Ted Simons: The United States Supreme Court began its new session this week. There are a number of blockbuster cases the court is expected to hear, including Arizona's S.B. 1070 and President Obama's healthcare reform law. Here to talk about those cases and more is Arizona State University law professor Paul Bender. It's always good to see you, always love these kinds of shows. I just mentioned here, they're not even on the docket?
Paul Bender: Well they are on the docket, in a sense. Petitions have been filed in these cases. Like the S.B. 1070 case from Arizona, the state has petitioned and the “Obama care”, the Affordable Care Case, petitioned by both sides but those are still pending. The court hasn't granted them yet. The court will certainly grant the one about the affordable healthcare act because we have three Court of Appeals decisions and they're in conflict and it's a federal statute and the question of whether it's constitutional or not. The question is when will it be granted and argued. I would think the grant will probably come in November, or even in December, it would still be in time to be argued this term. Then it would be argued in March or April and decided by the end of June, because the court has a practice it's followed for almost 100 years of deciding every case that's argued before they recess for the summer. So unless the court for some unusual reason, sometimes it does it, very rarely, decides to put it over for re-arguement, then the court will decide. That does not mean that the court is going to decide whether the legislation is constitutional or not. Because there are several ways or several problems in the case that could lead the court to say they don't -- they're not going to decide it at this time.

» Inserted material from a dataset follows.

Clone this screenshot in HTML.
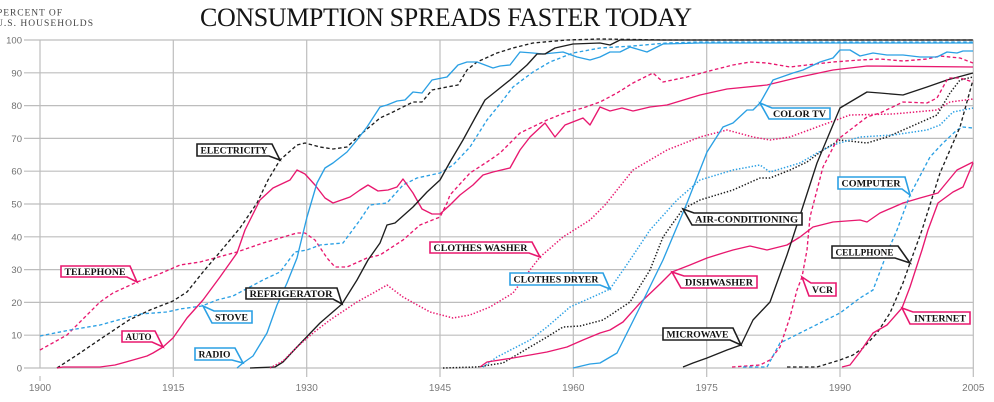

Ted Simons: Interesting. I want to get to get to that case in a second. But that sounds like it's smack dab in the middle of the election seasons and campaigns.
Paul Bender: It does.
Ted Simons: How much are the elections going to impact, they shouldn't, but how much will they?
Paul Bender: I don't think they'll impact them at all. It's interesting, I would think it's almost certain how eight of the nine justices are going to vote on that case. If they get to the constitutionality of the legislation. If they decide not to get to it, it could be a bigger majority than that. The only vote that's really in doubt, I think, is Justice Kennedy's.
Ted Simons: It's still a Kennedy court, isn't it?
Paul Bender: Yes. Absolutely.
Ted Simons: I don’t know how long we've had you on this program, but it's always been a Kennedy court.
Paul Bender: Well, no, for a while, maybe it was before you started doing the program, but it was an O'Connor and Kennedy court.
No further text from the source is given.